Thursday 10 August 2017

overthinking

I really want to treat myself to some ice-cream today but idk.. at the same time I feel like I've been treating myself to comfort foods for the past two weeks, which has undoubtedly led to a little weight gain.
I'm ok with that. Much more ok than I would have been in the past. But still, I want to look after myself.
My fear now isn't gaining weight, it's that the weight gain will trigger something in me and bring back that unhealthy attitude with a stronger force than what it already is. As it is I can talk myself out of doing stupid things, but I remember not being able to do that in the past and I don't want to go back there.
Maybe I'll just get the ice-cream anyway to prove a point to myself.
Maybe I'll just stop over thinking it.

I made a really good friend since I started living here. TJ is great and I love them to bits.
I guess they're my best friend but I'd never tell em that lol. They know already I bet, it's not something they're not used to .

I feel like they're distancing themselves a bit from me though, we used to be way more cuddly, and it wasn't just me looking for closeness, but I think recently, TJ has started to see me as a bit of a threat which bums me out. Keeps making little jokes about me crushing on them and I feel like maybe they are worried it's true.
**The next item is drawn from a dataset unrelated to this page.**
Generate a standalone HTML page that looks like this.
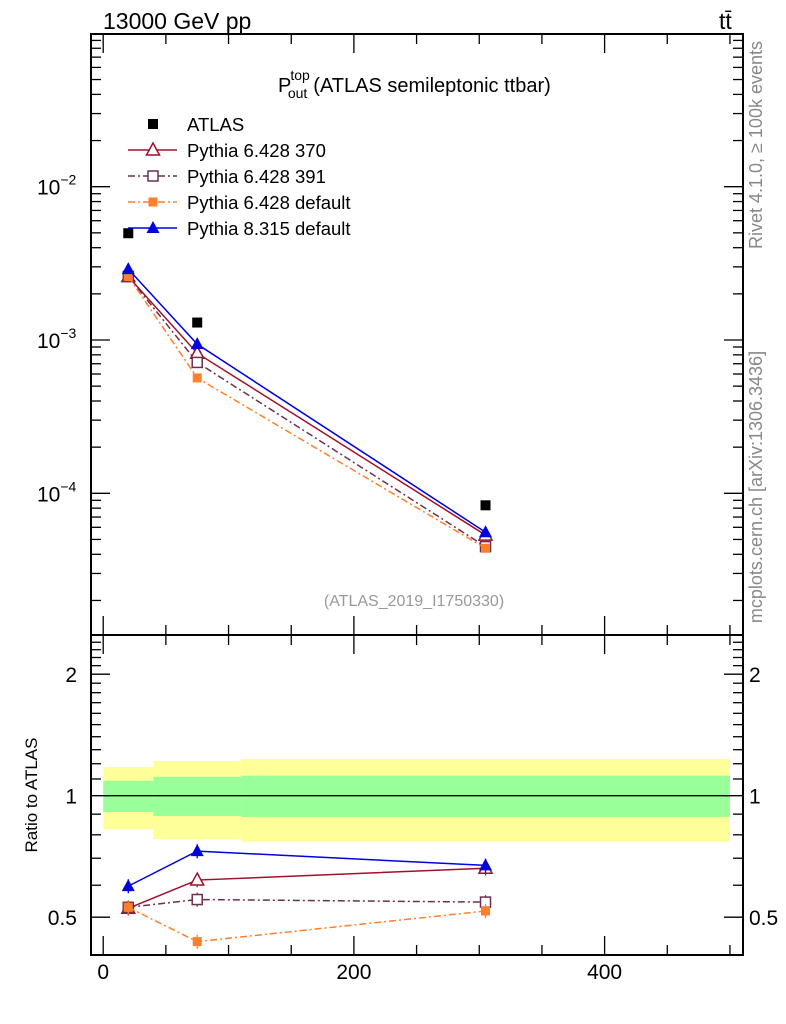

And I mean a threat in the way that, TJ is not in to girls and maybe they feel that I am feeling things for them just for the fact that I'm bi and can like girls and boys.

I do love TJ immensely but not like that at all. Not even. I could't even picture wanting to kiss them, all I want is that closeness. It's all severely platonic and soft and nice.

I care about them so much that I don't think I could ever even subconsciously want anything that would make them feel uncomfortable.

And maybe I'm just having a day where I over think fucking everything.

Monday 7 August 2017

Music on Mondays - You're Smilin (But I Don't Believe You) - Margaret Glaspy

You're Smilin (But I Don't Believe You) - Margaret Glaspy


I've recently discovered this lovely voice and it's just so sad and so lovely...

Thursday 3 August 2017

I was going to save this for a Monday but this song just makes me so Happy.

Please listen to it <3 

Dodie "sick of losing soulmates"



What a strange being you are, God knows where I would be
If you hadn't found me, sitting all alone in the dark
A dumb screenshot of youth
Watch how a cold broken teen
Will desperately lean on a superglued human of proof

What the hell would I be, without you
Brave face talk so lightly, hide the truth
....


I feel like I'm going to start binge-listening to Dodie all over again. All the f e e l s .
hi guys,
I'm having a bit of a weird day. Y'know when you feel a little insecure in your friendships and things like that because you realize that just because you feel super close to someone doesn't mean that it's all that to them. Like tbh they are that close, or closer, to all their other friends.  Which is wonderful and I love that they are like this so much, but I'm just having an aaaaaah im not special moment.
Which I guess I needed cos damn
get off your high horse. chill.

whatever.

I'm just just chilling right now, home alone, watching tattoo videos. I changed one of my earrings, and I feel pretty and I'm thinking about piercing my nose but I've worked so hard to have clear skin, I don't know if I want anything going on on my face. But then I kinda do.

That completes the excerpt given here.